Stated goal: Copy everything in the data below exactly except the pictures.

-- Start Information provided --

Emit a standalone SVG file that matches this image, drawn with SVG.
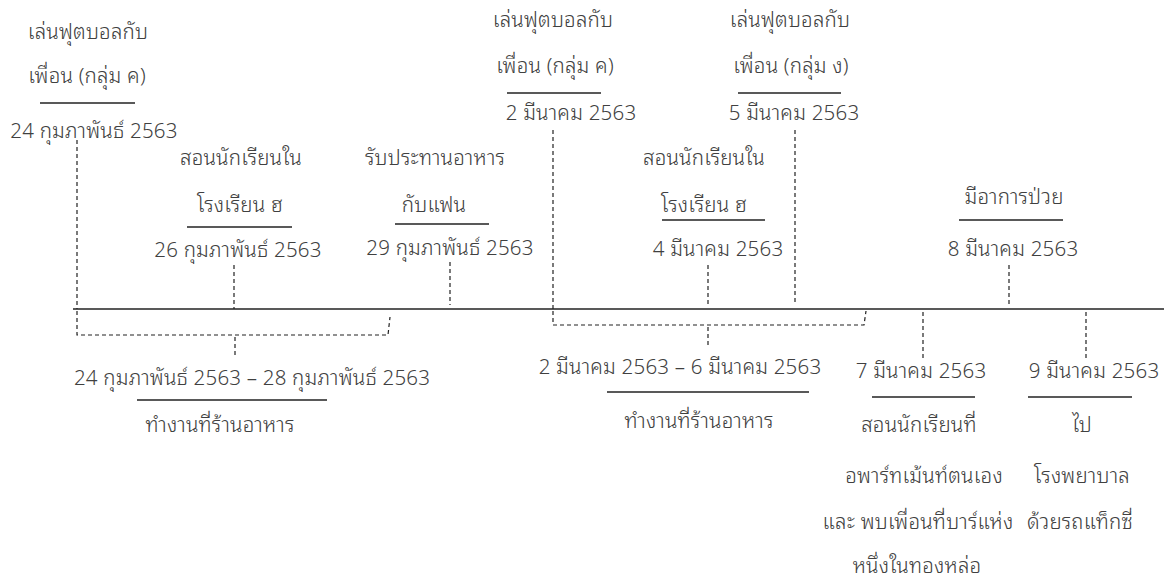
<svg xmlns="http://www.w3.org/2000/svg" width="1164" height="580" viewBox="0 0 1164 580">
<style>
.t{font-family:"Noto Sans Thai Looped","Leelawadee UI","Tahoma","Loma","Garuda","Noto Sans Thai","Noto Sans","DejaVu Sans",sans-serif;font-size:20.5px;font-weight:300;letter-spacing:0.2px;fill:#404040;text-anchor:middle}
.ul{stroke:#222;stroke-width:1.3;fill:none}
.d{stroke:#222;stroke-width:1.2;stroke-dasharray:4 3;fill:none}
.axis{stroke:#222;stroke-width:1.6}
</style>
<rect width="1164" height="580" fill="#fff"/>
<g id="connectors">
<line class="axis" x1="73" y1="309" x2="1164" y2="309"/>
<line class="d" x1="77" y1="140" x2="77" y2="309"/>
<line class="d" x1="234" y1="265" x2="234" y2="309"/>
<line class="d" x1="450" y1="262" x2="450" y2="305"/>
<line class="d" x1="553" y1="130" x2="553" y2="309"/>
<line class="d" x1="708" y1="265" x2="708" y2="305"/>
<line class="d" x1="795" y1="130" x2="795" y2="305"/>
<line class="d" x1="1009" y1="265" x2="1009" y2="305"/>
<line class="d" x1="923" y1="312" x2="923" y2="360"/>
<line class="d" x1="1086" y1="312" x2="1086" y2="360"/>
<path class="d" d="M77 311 V335 H388 L390 317"/>
<line class="d" x1="235" y1="337" x2="235" y2="355"/>
<path class="d" d="M553 311 V325 H864 L866 311"/>
<line class="d" x1="708" y1="327" x2="708" y2="346"/>
</g>
<g id="n-24feb">
<text class="t" x="88" y="39">เล่นฟุตบอลกับ</text>
<text class="t" x="87" y="83">เพื่อน (กลุ่ม ค)</text>
<line class="ul" x1="40" y1="103" x2="135" y2="103"/>
<text class="t" x="94" y="138">24 กุมภาพันธ์ 2563</text>
</g>
<g id="n-26feb">
<text class="t" x="241" y="165">สอนนักเรียนใน</text>
<text class="t" x="240" y="212">โรงเรียน ฮ</text>
<line class="ul" x1="187" y1="227" x2="292" y2="227"/>
<text class="t" x="238" y="257">26 กุมภาพันธ์ 2563</text>
</g>
<g id="n-29feb">
<text class="t" x="435" y="165">รับประทานอาหาร</text>
<text class="t" x="434" y="212">กับแฟน</text>
<line class="ul" x1="395" y1="224" x2="489" y2="224"/>
<text class="t" x="450" y="255">29 กุมภาพันธ์ 2563</text>
</g>
<g id="n-2mar">
<text class="t" x="553" y="27">เล่นฟุตบอลกับ</text>
<text class="t" x="555" y="73">เพื่อน (กลุ่ม ค)</text>
<line class="ul" x1="507" y1="93" x2="601" y2="93"/>
<text class="t" x="571" y="120">2 มีนาคม 2563</text>
</g>
<g id="n-5mar">
<text class="t" x="790" y="27">เล่นฟุตบอลกับ</text>
<text class="t" x="791" y="73">เพื่อน (กลุ่ม ง)</text>
<line class="ul" x1="738" y1="93" x2="841" y2="93"/>
<text class="t" x="794" y="120">5 มีนาคม 2563</text>
</g>
<g id="n-4mar">
<text class="t" x="704" y="165">สอนนักเรียนใน</text>
<text class="t" x="704" y="212">โรงเรียน ฮ</text>
<line class="ul" x1="662" y1="220" x2="765" y2="220"/>
<text class="t" x="718" y="256">4 มีนาคม 2563</text>
</g>
<g id="n-8mar">
<text class="t" x="1014" y="204">มีอาการป่วย</text>
<line class="ul" x1="959" y1="220" x2="1063" y2="220"/>
<text class="t" x="1013" y="256">8 มีนาคม 2563</text>
</g>
<g id="n-work1">
<text class="t" x="252" y="385">24 กุมภาพันธ์ 2563 – 28 กุมภาพันธ์ 2563</text>
<line class="ul" x1="137" y1="400" x2="327" y2="400"/>
<text class="t" x="220" y="432">ทำงานที่ร้านอาหาร</text>
</g>
<g id="n-work2">
<text class="t" x="680" y="374">2 มีนาคม 2563 – 6 มีนาคม 2563</text>
<line class="ul" x1="607" y1="392" x2="809" y2="392"/>
<text class="t" x="699" y="428">ทำงานที่ร้านอาหาร</text>
</g>
<g id="n-7mar">
<text class="t" x="921" y="378">7 มีนาคม 2563</text>
<line class="ul" x1="872" y1="397" x2="975" y2="397"/>
<text class="t" x="919" y="432">สอนนักเรียนที่</text>
<text class="t" x="924" y="483">อพาร์ทเม้นท์ตนเอง</text>
<text class="t" x="918" y="529">และ พบเพื่อนที่บาร์แห่ง</text>
<text class="t" x="917" y="573">หนึ่งในทองหล่อ</text>
</g>
<g id="n-9mar">
<text class="t" x="1094" y="378">9 มีนาคม 2563</text>
<line class="ul" x1="1028" y1="397" x2="1132" y2="397"/>
<text class="t" x="1082" y="432">ไป</text>
<text class="t" x="1082" y="483">โรงพยาบาล</text>
<text class="t" x="1080" y="529">ด้วยรถแท็กซี่</text>
</g>
</svg>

-- End Information provided --

Complete answer:
Emit a standalone SVG file that matches this image, drawn with SVG.
<svg xmlns="http://www.w3.org/2000/svg" width="1164" height="580" viewBox="0 0 1164 580">
<style>
.t{font-family:"Noto Sans Thai Looped","Leelawadee UI","Tahoma","Loma","Garuda","Noto Sans Thai","Noto Sans","DejaVu Sans",sans-serif;font-size:20.5px;font-weight:300;letter-spacing:0.2px;fill:#404040;text-anchor:middle}
.ul{stroke:#222;stroke-width:1.3;fill:none}
.d{stroke:#222;stroke-width:1.2;stroke-dasharray:4 3;fill:none}
.axis{stroke:#222;stroke-width:1.6}
</style>
<rect width="1164" height="580" fill="#fff"/>
<g id="connectors">
<line class="axis" x1="73" y1="309" x2="1164" y2="309"/>
<line class="d" x1="77" y1="140" x2="77" y2="309"/>
<line class="d" x1="234" y1="265" x2="234" y2="309"/>
<line class="d" x1="450" y1="262" x2="450" y2="305"/>
<line class="d" x1="553" y1="130" x2="553" y2="309"/>
<line class="d" x1="708" y1="265" x2="708" y2="305"/>
<line class="d" x1="795" y1="130" x2="795" y2="305"/>
<line class="d" x1="1009" y1="265" x2="1009" y2="305"/>
<line class="d" x1="923" y1="312" x2="923" y2="360"/>
<line class="d" x1="1086" y1="312" x2="1086" y2="360"/>
<path class="d" d="M77 311 V335 H388 L390 317"/>
<line class="d" x1="235" y1="337" x2="235" y2="355"/>
<path class="d" d="M553 311 V325 H864 L866 311"/>
<line class="d" x1="708" y1="327" x2="708" y2="346"/>
</g>
<g id="n-24feb">
<text class="t" x="88" y="39">เล่นฟุตบอลกับ</text>
<text class="t" x="87" y="83">เพื่อน (กลุ่ม ค)</text>
<line class="ul" x1="40" y1="103" x2="135" y2="103"/>
<text class="t" x="94" y="138">24 กุมภาพันธ์ 2563</text>
</g>
<g id="n-26feb">
<text class="t" x="241" y="165">สอนนักเรียนใน</text>
<text class="t" x="240" y="212">โรงเรียน ฮ</text>
<line class="ul" x1="187" y1="227" x2="292" y2="227"/>
<text class="t" x="238" y="257">26 กุมภาพันธ์ 2563</text>
</g>
<g id="n-29feb">
<text class="t" x="435" y="165">รับประทานอาหาร</text>
<text class="t" x="434" y="212">กับแฟน</text>
<line class="ul" x1="395" y1="224" x2="489" y2="224"/>
<text class="t" x="450" y="255">29 กุมภาพันธ์ 2563</text>
</g>
<g id="n-2mar">
<text class="t" x="553" y="27">เล่นฟุตบอลกับ</text>
<text class="t" x="555" y="73">เพื่อน (กลุ่ม ค)</text>
<line class="ul" x1="507" y1="93" x2="601" y2="93"/>
<text class="t" x="571" y="120">2 มีนาคม 2563</text>
</g>
<g id="n-5mar">
<text class="t" x="790" y="27">เล่นฟุตบอลกับ</text>
<text class="t" x="791" y="73">เพื่อน (กลุ่ม ง)</text>
<line class="ul" x1="738" y1="93" x2="841" y2="93"/>
<text class="t" x="794" y="120">5 มีนาคม 2563</text>
</g>
<g id="n-4mar">
<text class="t" x="704" y="165">สอนนักเรียนใน</text>
<text class="t" x="704" y="212">โรงเรียน ฮ</text>
<line class="ul" x1="662" y1="220" x2="765" y2="220"/>
<text class="t" x="718" y="256">4 มีนาคม 2563</text>
</g>
<g id="n-8mar">
<text class="t" x="1014" y="204">มีอาการป่วย</text>
<line class="ul" x1="959" y1="220" x2="1063" y2="220"/>
<text class="t" x="1013" y="256">8 มีนาคม 2563</text>
</g>
<g id="n-work1">
<text class="t" x="252" y="385">24 กุมภาพันธ์ 2563 – 28 กุมภาพันธ์ 2563</text>
<line class="ul" x1="137" y1="400" x2="327" y2="400"/>
<text class="t" x="220" y="432">ทำงานที่ร้านอาหาร</text>
</g>
<g id="n-work2">
<text class="t" x="680" y="374">2 มีนาคม 2563 – 6 มีนาคม 2563</text>
<line class="ul" x1="607" y1="392" x2="809" y2="392"/>
<text class="t" x="699" y="428">ทำงานที่ร้านอาหาร</text>
</g>
<g id="n-7mar">
<text class="t" x="921" y="378">7 มีนาคม 2563</text>
<line class="ul" x1="872" y1="397" x2="975" y2="397"/>
<text class="t" x="919" y="432">สอนนักเรียนที่</text>
<text class="t" x="924" y="483">อพาร์ทเม้นท์ตนเอง</text>
<text class="t" x="918" y="529">และ พบเพื่อนที่บาร์แห่ง</text>
<text class="t" x="917" y="573">หนึ่งในทองหล่อ</text>
</g>
<g id="n-9mar">
<text class="t" x="1094" y="378">9 มีนาคม 2563</text>
<line class="ul" x1="1028" y1="397" x2="1132" y2="397"/>
<text class="t" x="1082" y="432">ไป</text>
<text class="t" x="1082" y="483">โรงพยาบาล</text>
<text class="t" x="1080" y="529">ด้วยรถแท็กซี่</text>
</g>
</svg>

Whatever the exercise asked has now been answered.